Наличие в качестве необходимых компонентов повседневности знания отмечают все авторы, причем это знание обладает своей спецификой. Как правило, это знание не об отдельных объектах, а о ситуации в целом, знание типизированных ситуаций и способов их интерпретации по Шюцу, или «образцов толкования» по Хабермасу. Субъекту такое знание кажется чем-то само собой разумеющимся, изначально данным, хотя на самом деле оно представляет собой сложный результат конституирующей деятельности сознания.
Многие, рассматривая повседневный жизненный мир, среди важнейших его характеристик называют такую, как понимание. Хабермас подчеркивает тесную связь жизненного мира с процессами «понимания», в которых он «концентрируется». По Хайдеггеру, здесь-бытие связывается с миром посредством настроенного понимания, хотя в модусе повседневности здесь-бытие обнаруживает дефицит этого понимания. С позиции феноменологической социологии, понимание непременно наличествует в повседневности. Шюц даже специально обосновывает возможность понимания посредством двух основных идеализаций. Интерсубъективный характер повседневности признается всеми.

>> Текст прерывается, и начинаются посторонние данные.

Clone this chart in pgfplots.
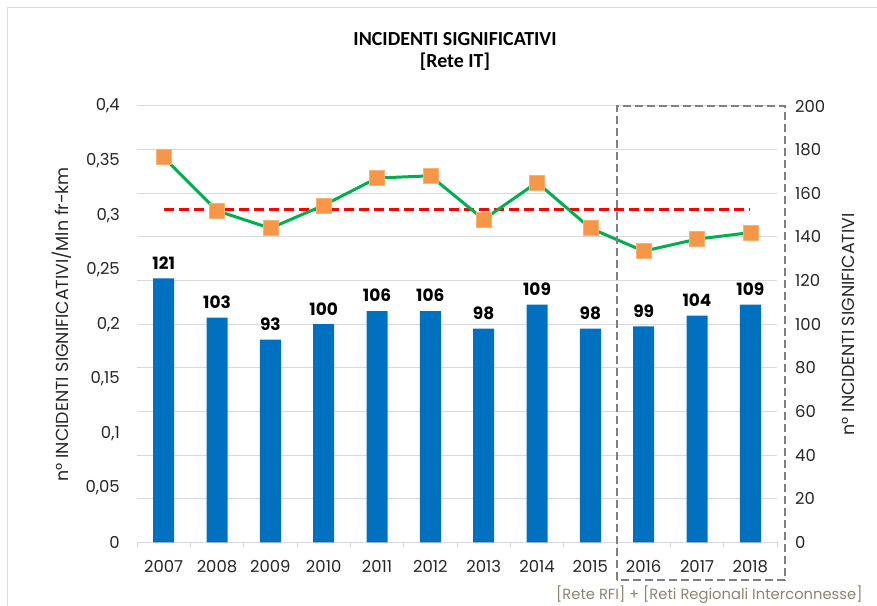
\documentclass[border=0pt]{standalone}
\usepackage{fontspec}
\setmainfont{Poppins}
\newfontfamily\titlefont{Carlito}
\usepackage{pgfplots}
\pgfplotsset{compat=1.18}
\definecolor{barblue}{HTML}{0070C0}
\definecolor{linegreen}{HTML}{00B050}
\definecolor{markorange}{HTML}{F79646}
\definecolor{refred}{HTML}{FF0000}
\definecolor{gridgray}{HTML}{D9D9D9}
\definecolor{boxgray}{HTML}{808080}
\definecolor{footgray}{HTML}{8A8570}
\definecolor{labelgray}{HTML}{262626}
\newcommand\tickfont{\fontsize{16.5}{16.5}\selectfont}
\newcommand\labelfont{\fontsize{17.5}{17.5}\selectfont}

\begin{document}
\begin{tikzpicture}
\useasboundingbox (0,0) rectangle (877bp,606bp);
\draw[gridgray, line width=1bp] (7bp,0) -- (7bp,598bp) -- (877bp,598bp);

\node[font=\titlefont\bfseries\fontsize{20}{20}\selectfont, text=black] at (455bp,567bp) {INCIDENTI SIGNIFICATIVI};
\node[font=\titlefont\bfseries\fontsize{20}{20}\selectfont, text=black] at (455bp,544bp) {[Rete IT]};

% bars: right axis
\begin{axis}[
    at={(137bp,63.5bp)}, anchor=south west,
    scale only axis, width=640bp, height=436.5bp,
    xmin=-0.5, xmax=11.5, ymin=0, ymax=200,
    axis y line*=right, axis x line*=bottom,
    y axis line style={draw=none},
    x axis line style={gridgray, line width=1.2bp, -},
    ytick={0,20,...,200},
    ymajorgrids, major grid style={gridgray, line width=1bp},
    xtick={0,...,11},
    xticklabels={2007,2008,2009,2010,2011,2012,2013,2014,2015,2016,2017,2018},
    minor xtick={-0.5,0.5,...,11.5},
    major tick length=0pt, minor tick length=5bp,
    tick align=outside,
    minor tick style={gridgray, line width=1bp},
    /pgf/number format/assume math mode=true,
    tick label style={font=\tickfont, text=labelgray},
    xticklabel style={inner sep=0pt, anchor=north, yshift=-18bp},
    yticklabel style={inner sep=0pt, anchor=west, xshift=18bp},
    ylabel={n° INCIDENTI SIGNIFICATIVI},
    ylabel style={at={(axis description cs:1.111,0.5)}, anchor=center, font=\labelfont, text=labelgray},
    ybar, bar width=21bp, bar shift=0pt,
    nodes near coords,
    nodes near coords style={font=\bfseries\fontsize{17}{17}\selectfont, text=black, inner sep=0pt, anchor=south, yshift=9bp},
    clip=false,
]
\addplot[fill=barblue, draw=none] coordinates {
  (0,121) (1,103) (2,93) (3,100) (4,106) (5,106)
  (6,98) (7,109) (8,98) (9,99) (10,104) (11,109)};
\end{axis}

% rate: left axis
\begin{axis}[
    at={(137bp,63.5bp)}, anchor=south west,
    scale only axis, width=640bp, height=436.5bp,
    xmin=-0.5, xmax=11.5, ymin=0, ymax=0.4,
    axis x line=none, axis y line*=left,
    y axis line style={draw=none},
    ytick={0,0.05,0.1,0.15,0.2,0.25,0.3,0.35,0.4},
    yticklabels={0,{0,05},{0,1},{0,15},{0,2},{0,25},{0,3},{0,35},{0,4}},
    major tick length=0pt,
    tick label style={font=\tickfont, text=labelgray},
    yticklabel style={inner sep=0pt, anchor=east, xshift=-17bp},
    ylabel={n° INCIDENTI SIGNIFICATIVI/Mln fr-km},
    ylabel style={at={(axis description cs:-0.117,0.5)}, anchor=center, font=\labelfont, text=labelgray},
    clip=false,
]
\addplot[refred, line width=3.5bp, dash pattern=on 10bp off 5bp] coordinates {(0,0.305) (11,0.305)};
\addplot[linegreen, line width=3bp, mark=square*, mark size=7.5bp,
  mark options={fill=markorange, draw=markorange!75!white, line width=0.6bp, solid}] coordinates {
  (0,0.353) (1,0.304) (2,0.288) (3,0.309) (4,0.334) (5,0.336)
  (6,0.296) (7,0.330) (8,0.288) (9,0.267) (10,0.278) (11,0.284)};
\draw[boxgray, line width=2.5bp, dash pattern=on 8bp off 4bp]
  (axis cs:8.5,-0.0344) rectangle (axis cs:11.65,0.4);
\end{axis}

\node[anchor=east, text=footgray, font=\fontsize{14.8}{14.8}\selectfont] at (866bp,11bp) {[Rete RFI] + [Reti Regionali Interconnesse]};
\end{tikzpicture}
\end{document}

Хотелось бы подчеркнуть, что понимание достаточно специфично. Понимание повседневности есть узнавание, то, что у Шюца является определением ситуации. Знание-понимание повседневности ситуативно, прагматично, ему недостает рефлексии, повседневное знание не эксплицировано.
Повседневность является такой сферой опыта, которая формируется на основе практической деятельности – труда. Шюц прямо на это указывает. Даже у Хайдеггера «Dasein» как модифицированная повседневность – это мир озабоченного делания, способ, посредством которого существует здесь-бытие. У Хабермаса труд наряду с языком входит в триаду культурных универсалий, характеризующих общество. Воспроизводство символического содержания повседневного жизненного мира, по Хабермасу, поддерживается материальным воспроизводством, которое совершается в «медиуме» целерациональных действий. В феноменологии Гуссерля жизненный мир непосредственно не связывается с трудом, но подчеркивается, что субъективность жизненного мира проявляется в модусе практики, целей, потребностей, интересов.